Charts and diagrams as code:

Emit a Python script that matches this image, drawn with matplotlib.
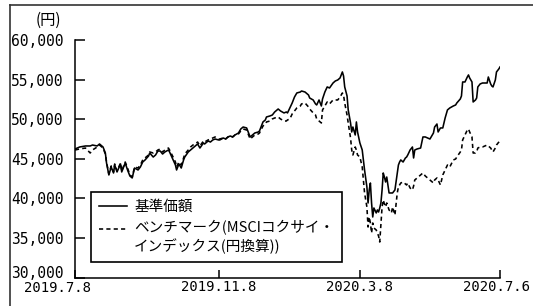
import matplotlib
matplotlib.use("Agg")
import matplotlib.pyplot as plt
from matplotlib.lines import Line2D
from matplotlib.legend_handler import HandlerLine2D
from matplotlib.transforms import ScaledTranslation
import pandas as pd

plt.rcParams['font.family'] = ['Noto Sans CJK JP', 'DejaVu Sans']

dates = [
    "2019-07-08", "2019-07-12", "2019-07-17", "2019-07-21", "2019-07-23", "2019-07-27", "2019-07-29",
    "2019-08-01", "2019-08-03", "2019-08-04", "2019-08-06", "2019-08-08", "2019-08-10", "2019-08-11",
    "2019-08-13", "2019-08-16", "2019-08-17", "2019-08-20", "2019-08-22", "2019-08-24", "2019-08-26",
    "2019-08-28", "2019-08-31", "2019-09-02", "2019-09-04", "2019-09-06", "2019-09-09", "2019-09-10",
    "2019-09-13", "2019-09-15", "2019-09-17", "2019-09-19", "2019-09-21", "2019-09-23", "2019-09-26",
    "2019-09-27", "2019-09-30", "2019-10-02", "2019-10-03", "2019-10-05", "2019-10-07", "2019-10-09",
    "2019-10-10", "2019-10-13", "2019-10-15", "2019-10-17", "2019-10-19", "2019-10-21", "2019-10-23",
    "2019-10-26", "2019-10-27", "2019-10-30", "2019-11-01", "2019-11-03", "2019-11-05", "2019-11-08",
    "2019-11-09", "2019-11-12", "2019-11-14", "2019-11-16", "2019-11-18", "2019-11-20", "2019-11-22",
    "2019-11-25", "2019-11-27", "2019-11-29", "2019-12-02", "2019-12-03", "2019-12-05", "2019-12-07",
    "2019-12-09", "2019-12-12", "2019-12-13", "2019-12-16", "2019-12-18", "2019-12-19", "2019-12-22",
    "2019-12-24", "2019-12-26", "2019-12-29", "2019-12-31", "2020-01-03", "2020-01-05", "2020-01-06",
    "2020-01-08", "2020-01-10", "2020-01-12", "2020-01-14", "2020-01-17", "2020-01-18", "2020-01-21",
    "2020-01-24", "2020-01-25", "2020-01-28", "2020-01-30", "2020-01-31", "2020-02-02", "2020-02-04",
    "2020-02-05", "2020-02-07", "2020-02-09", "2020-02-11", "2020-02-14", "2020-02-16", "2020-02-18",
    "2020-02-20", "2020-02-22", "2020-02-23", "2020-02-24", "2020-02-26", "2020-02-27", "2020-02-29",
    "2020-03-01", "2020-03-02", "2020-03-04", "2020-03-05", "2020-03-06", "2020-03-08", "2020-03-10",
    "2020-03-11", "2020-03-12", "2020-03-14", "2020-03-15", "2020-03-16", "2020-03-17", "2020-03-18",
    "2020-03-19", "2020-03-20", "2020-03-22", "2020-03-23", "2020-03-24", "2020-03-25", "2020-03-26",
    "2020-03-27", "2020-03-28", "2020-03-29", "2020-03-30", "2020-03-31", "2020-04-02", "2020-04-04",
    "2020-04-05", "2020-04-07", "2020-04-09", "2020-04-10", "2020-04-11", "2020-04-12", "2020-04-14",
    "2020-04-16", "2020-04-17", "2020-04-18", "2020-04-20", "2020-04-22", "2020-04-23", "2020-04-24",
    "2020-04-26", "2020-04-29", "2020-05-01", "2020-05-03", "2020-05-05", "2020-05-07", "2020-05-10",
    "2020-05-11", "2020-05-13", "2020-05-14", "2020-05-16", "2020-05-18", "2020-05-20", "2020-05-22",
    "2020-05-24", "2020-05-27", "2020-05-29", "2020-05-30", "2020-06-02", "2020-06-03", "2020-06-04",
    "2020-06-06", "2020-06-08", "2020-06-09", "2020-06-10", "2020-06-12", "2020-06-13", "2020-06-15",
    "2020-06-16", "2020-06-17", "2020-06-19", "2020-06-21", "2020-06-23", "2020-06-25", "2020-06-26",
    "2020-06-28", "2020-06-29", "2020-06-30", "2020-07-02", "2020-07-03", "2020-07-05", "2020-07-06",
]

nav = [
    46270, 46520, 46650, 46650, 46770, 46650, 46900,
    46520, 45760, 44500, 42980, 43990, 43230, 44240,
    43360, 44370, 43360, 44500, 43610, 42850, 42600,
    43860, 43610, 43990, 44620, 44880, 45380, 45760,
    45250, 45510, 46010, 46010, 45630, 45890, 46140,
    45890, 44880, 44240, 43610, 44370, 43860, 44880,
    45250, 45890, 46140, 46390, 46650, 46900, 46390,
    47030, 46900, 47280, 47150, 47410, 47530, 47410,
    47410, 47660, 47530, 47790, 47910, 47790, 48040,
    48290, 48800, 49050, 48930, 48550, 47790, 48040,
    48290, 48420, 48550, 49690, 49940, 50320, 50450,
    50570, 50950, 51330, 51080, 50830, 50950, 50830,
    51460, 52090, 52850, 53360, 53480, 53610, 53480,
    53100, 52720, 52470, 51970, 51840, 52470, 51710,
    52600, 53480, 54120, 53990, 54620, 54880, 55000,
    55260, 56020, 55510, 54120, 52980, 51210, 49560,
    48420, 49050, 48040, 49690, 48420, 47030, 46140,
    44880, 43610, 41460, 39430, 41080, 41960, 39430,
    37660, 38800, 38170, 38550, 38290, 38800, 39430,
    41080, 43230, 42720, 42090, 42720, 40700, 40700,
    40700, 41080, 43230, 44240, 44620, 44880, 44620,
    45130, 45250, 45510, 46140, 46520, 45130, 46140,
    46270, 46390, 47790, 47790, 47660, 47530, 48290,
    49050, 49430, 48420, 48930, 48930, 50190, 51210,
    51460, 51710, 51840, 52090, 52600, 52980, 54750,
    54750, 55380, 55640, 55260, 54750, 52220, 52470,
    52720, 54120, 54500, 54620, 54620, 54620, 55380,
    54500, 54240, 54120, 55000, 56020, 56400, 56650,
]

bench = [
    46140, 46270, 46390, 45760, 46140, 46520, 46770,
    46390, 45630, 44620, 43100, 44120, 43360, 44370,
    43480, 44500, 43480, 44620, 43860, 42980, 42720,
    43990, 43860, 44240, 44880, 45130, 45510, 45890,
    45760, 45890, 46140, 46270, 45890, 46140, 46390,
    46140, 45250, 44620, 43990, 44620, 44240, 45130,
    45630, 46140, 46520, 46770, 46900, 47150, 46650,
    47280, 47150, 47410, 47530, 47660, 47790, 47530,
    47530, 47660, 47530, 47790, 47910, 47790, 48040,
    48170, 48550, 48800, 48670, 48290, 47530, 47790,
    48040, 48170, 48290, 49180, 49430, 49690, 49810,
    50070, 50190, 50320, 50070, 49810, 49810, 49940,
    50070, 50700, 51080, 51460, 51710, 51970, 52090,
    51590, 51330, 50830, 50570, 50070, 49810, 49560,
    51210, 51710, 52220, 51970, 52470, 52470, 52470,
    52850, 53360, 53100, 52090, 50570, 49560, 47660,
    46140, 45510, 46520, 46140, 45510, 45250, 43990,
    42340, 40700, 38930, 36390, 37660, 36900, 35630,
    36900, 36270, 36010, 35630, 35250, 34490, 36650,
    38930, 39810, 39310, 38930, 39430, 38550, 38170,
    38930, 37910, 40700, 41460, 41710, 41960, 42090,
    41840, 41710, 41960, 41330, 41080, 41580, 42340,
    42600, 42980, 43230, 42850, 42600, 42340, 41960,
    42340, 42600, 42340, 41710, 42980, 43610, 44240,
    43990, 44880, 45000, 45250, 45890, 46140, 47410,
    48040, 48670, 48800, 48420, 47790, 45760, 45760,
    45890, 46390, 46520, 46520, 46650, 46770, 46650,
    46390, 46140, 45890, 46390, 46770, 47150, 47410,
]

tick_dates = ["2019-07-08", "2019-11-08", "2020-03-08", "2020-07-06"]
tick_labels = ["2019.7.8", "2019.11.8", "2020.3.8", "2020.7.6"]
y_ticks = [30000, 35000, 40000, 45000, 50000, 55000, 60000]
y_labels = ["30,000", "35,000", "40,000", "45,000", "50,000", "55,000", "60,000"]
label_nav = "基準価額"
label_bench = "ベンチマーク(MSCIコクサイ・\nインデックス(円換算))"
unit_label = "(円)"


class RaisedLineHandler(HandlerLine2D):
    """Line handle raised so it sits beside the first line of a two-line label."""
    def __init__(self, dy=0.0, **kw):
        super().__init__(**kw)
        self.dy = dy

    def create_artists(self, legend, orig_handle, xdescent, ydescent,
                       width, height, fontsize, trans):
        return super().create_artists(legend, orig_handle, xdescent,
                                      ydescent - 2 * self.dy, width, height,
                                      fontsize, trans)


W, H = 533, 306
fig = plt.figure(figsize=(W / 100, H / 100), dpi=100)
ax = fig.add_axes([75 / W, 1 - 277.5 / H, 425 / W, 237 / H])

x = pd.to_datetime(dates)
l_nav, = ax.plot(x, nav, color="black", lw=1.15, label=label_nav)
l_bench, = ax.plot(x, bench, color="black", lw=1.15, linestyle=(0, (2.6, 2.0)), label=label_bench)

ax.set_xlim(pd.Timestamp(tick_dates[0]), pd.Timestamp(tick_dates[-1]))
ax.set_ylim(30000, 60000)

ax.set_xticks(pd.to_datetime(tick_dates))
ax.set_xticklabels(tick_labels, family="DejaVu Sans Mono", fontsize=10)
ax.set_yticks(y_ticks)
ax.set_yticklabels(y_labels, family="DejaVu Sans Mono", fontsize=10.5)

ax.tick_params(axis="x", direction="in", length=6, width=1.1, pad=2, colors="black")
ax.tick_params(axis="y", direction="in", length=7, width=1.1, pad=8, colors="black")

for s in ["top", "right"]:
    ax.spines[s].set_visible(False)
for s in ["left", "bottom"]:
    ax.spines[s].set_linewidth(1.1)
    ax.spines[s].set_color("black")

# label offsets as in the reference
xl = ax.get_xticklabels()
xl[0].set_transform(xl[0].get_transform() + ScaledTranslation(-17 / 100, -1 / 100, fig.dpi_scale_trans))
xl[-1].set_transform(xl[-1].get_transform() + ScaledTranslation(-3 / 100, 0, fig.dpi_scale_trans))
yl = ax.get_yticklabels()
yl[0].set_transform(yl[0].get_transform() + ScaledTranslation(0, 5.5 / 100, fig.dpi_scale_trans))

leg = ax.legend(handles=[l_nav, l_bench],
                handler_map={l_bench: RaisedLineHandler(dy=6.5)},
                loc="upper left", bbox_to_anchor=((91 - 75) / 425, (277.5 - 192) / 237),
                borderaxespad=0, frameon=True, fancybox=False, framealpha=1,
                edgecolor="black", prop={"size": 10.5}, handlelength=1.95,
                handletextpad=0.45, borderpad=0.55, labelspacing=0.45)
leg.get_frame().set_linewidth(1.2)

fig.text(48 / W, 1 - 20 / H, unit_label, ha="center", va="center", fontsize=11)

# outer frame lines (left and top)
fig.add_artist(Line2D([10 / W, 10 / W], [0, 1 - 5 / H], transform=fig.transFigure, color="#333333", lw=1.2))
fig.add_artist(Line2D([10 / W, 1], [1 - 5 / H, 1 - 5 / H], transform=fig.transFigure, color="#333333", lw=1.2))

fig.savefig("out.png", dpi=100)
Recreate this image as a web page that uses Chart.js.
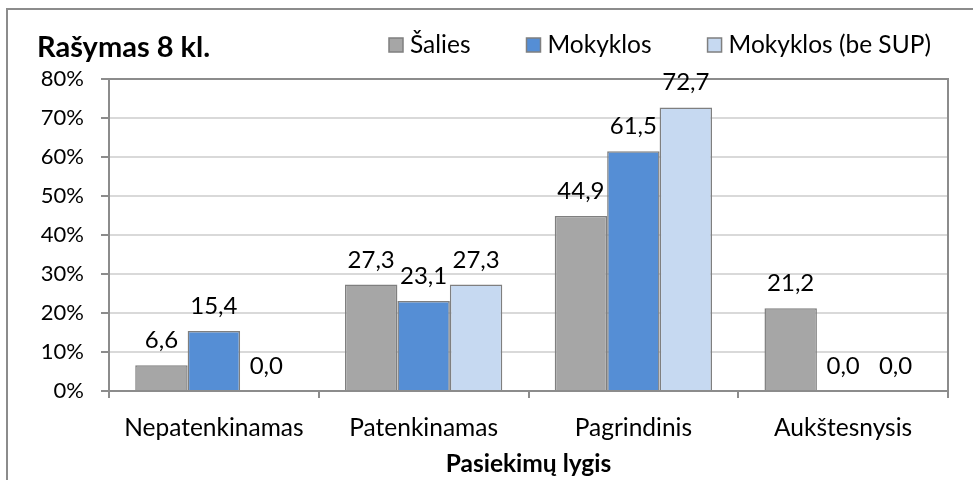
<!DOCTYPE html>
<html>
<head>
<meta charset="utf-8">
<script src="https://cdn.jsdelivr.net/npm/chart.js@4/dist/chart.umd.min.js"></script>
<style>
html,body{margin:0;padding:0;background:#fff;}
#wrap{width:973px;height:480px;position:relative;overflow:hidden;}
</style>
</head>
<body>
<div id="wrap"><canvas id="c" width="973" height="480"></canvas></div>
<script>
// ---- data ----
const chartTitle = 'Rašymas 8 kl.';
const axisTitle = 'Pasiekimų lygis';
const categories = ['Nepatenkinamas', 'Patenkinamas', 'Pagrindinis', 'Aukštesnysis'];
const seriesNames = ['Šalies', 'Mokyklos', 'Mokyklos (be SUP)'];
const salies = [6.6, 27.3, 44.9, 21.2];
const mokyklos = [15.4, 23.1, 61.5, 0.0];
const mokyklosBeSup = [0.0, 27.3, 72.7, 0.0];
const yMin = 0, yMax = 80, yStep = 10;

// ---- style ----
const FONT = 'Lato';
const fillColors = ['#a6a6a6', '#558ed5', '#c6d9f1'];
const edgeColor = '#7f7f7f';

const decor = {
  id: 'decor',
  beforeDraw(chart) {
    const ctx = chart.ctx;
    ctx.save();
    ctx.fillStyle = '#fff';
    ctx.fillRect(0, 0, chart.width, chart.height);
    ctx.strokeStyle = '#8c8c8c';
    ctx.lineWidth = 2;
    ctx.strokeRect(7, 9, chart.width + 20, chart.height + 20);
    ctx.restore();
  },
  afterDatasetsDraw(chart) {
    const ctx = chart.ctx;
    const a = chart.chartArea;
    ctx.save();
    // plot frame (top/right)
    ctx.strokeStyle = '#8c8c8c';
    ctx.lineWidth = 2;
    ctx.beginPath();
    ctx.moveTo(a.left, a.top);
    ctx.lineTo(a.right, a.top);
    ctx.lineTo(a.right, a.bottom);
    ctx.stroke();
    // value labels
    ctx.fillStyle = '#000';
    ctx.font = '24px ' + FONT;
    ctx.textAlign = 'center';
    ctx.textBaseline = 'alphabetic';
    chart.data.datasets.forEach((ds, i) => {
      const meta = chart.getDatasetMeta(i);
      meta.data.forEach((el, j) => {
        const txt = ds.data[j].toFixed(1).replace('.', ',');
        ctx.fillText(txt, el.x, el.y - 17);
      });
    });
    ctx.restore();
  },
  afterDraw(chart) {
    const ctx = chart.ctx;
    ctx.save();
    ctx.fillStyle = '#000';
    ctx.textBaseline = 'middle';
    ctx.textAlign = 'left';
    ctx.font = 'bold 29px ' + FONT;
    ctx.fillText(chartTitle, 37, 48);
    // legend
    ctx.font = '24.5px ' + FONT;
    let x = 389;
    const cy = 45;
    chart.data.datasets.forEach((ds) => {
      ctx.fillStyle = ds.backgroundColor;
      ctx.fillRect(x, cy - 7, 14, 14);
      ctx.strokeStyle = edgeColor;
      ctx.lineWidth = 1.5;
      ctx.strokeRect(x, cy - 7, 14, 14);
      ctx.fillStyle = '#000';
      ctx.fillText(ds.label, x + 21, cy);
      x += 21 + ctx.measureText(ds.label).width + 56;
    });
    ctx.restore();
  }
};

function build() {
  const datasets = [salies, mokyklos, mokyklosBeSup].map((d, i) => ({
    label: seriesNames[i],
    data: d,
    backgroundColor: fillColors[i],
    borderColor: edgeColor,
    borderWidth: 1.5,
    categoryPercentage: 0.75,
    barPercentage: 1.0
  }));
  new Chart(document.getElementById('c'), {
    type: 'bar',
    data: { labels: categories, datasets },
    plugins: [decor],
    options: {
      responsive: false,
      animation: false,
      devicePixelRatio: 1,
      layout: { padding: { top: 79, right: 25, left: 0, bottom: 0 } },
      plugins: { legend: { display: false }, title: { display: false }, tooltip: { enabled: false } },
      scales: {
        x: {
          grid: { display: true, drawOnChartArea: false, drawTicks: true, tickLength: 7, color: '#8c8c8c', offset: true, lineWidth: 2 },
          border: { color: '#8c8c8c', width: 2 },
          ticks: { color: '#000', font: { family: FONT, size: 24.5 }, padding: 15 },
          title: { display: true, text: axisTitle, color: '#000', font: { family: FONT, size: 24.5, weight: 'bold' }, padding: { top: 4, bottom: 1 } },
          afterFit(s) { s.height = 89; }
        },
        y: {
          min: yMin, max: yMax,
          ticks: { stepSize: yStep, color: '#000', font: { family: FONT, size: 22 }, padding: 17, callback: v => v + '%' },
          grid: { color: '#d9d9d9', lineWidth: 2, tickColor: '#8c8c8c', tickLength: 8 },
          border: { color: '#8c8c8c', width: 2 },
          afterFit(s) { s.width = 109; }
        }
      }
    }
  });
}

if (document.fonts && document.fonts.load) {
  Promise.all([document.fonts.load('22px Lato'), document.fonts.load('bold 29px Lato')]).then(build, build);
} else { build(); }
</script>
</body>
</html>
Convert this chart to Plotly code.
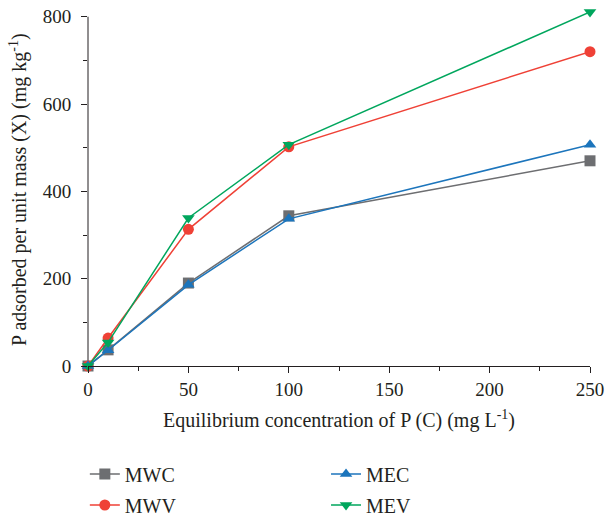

STATED TASK: Up to and including the line containing "plt.rcParams['font.family'] = ['Noto", quote each line of the entries above from the very first, please, exactly and without images.

CORRECT RESULT:
Emit a Python script that matches this image, drawn with matplotlib.
import matplotlib
matplotlib.use("Agg")
import matplotlib.pyplot as plt
from matplotlib.lines import Line2D
from matplotlib.legend_handler import HandlerLine2D
from matplotlib.transforms import ScaledTranslation
import pandas as pd

plt.rcParams['font.family'] = ['Noto Sans CJK JP', 'DejaVu Sans']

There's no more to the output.